Here is how every major topic from this book connects to kernel programming:

+------------------------------+---------------------------------------+
| Book Chapter / Topic         | Kernel Equivalent                     |
+------------------------------+---------------------------------------+
| Pointers (Ch6-7)             | __user pointers, void __iomem *       |
| Structs (Ch8-9)              | Every kernel data structure            |
| Bit manipulation (Ch11-13)   | Register access, flag fields           |
| Linked lists (Ch16)          | struct list_head, hlist_head           |
| Function pointers (Ch18)     | file_operations, driver ops            |
| State machines (Ch19)        | Driver probe/remove/suspend/resume     |
| Opaque types (Ch20)          | struct device, struct file (internals) |
| Build system (Ch24-27)       | Kbuild, Kconfig, make menuconfig       |
| File descriptors (Ch28-31)   | struct file, VFS layer                 |
| Processes (Ch32-34)          | kthread, workqueue                     |
| Signals (Ch35-37)            | Kernel signal delivery                 |
| Memory mapping (Ch38-40)     | ioremap, DMA mapping                   |
| Threads (Ch41-43)            | kthread, per-cpu variables             |
| Synchronization (Ch44-46)    | spinlock, mutex, RCU                   |
| Networking (Ch47-49)         | sk_buff, net_device, socket layer      |
| Optimization (Ch50)          | Cache-aligned structs, likely/unlikely |
| Arenas/pools (Ch51)          | Slab allocator (kmem_cache)            |
| Atomics (Ch52)               | atomic_t, memory barriers              |
| /proc and /sys (Ch53)        | Creating procfs/sysfs entries           |
| ioctl (Ch54)                 | Implementing file_operations.ioctl     |
| Netlink (Ch55)               | genl_register_family()                 |
+------------------------------+---------------------------------------+

What to Study Next

  1. Linux Device Drivers (LDD3) -- the classic reference. Some APIs have changed, but the concepts are timeless.

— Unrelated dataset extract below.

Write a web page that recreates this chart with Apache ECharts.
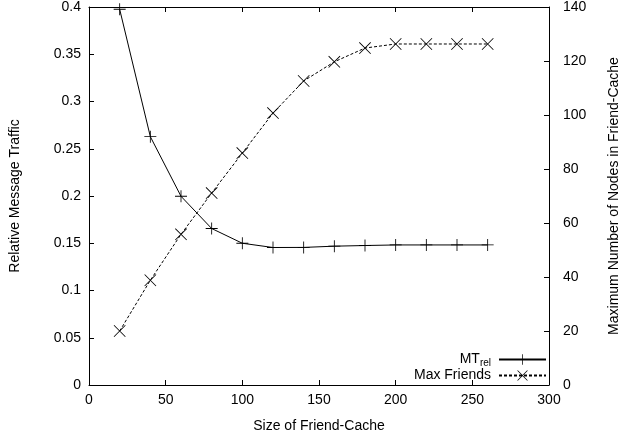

  2. The kernel source itself -- drivers/ contains thousands of real examples. Start with simple ones like drivers/misc/.

  3. QEMU + buildroot -- build a minimal Linux system and test your modules in a VM. No risk of crashing your real machine.

  4. Kernel documentation -- Documentation/ in the kernel tree. Especially driver-api/ and core-api/.

  5. Rust for Linux -- if you want to write kernel modules in Rust, follow the rust-for-linux project.

  6. Write a character device driver -- your first kernel project should be a simple character device that implements open, read, write, and ioctl. You already know every concept required.

Driver Prep: This is it. You've learned the user-space foundations. Every concept in this book -- from pointers to atomics, from bit manipulation to state machines -- was chosen because it's essential in kernel and driver code. You're ready.

Try It: Download the kernel source. Navigate to drivers/misc/dummy-irq.c or drivers/misc/eeprom/at24.c. Read the code. You should recognize the patterns: module init/exit, probe/remove, file_operations, error handling with goto, bit manipulation for registers. If you can read and understand a real kernel driver, you've succeeded.

Quick Knowledge Check

  1. Why can't you use printf in kernel code?
  2. What happens if you use GFP_KERNEL inside an interrupt handler?
  3. How does container_of work, and why is it essential for kernel linked lists?

Common Pitfalls

  • Using malloc in kernel code. There is no libc. Use kmalloc.
  • Large stack allocations. The kernel stack is 8-16 KB. Allocate large buffers with kmalloc.
  • Sleeping in atomic context. If you hold a spinlock or are in an interrupt handler, you must not call anything that might sleep (kmalloc(GFP_KERNEL), mutex_lock(), copy_from_user() -- yes, even that can sleep).
  • Forgetting to free on error paths. The goto cleanup pattern exists for a reason. Every resource acquired must be released in reverse order.
  • Accessing user pointers directly. Always use copy_from_user() / copy_to_user(). Direct access crashes on SMAP-enabled CPUs and is a security vulnerability.
  • No error checking. Every kernel function that can fail must be checked. The kernel does not tolerate ignored errors the way user space sometimes does.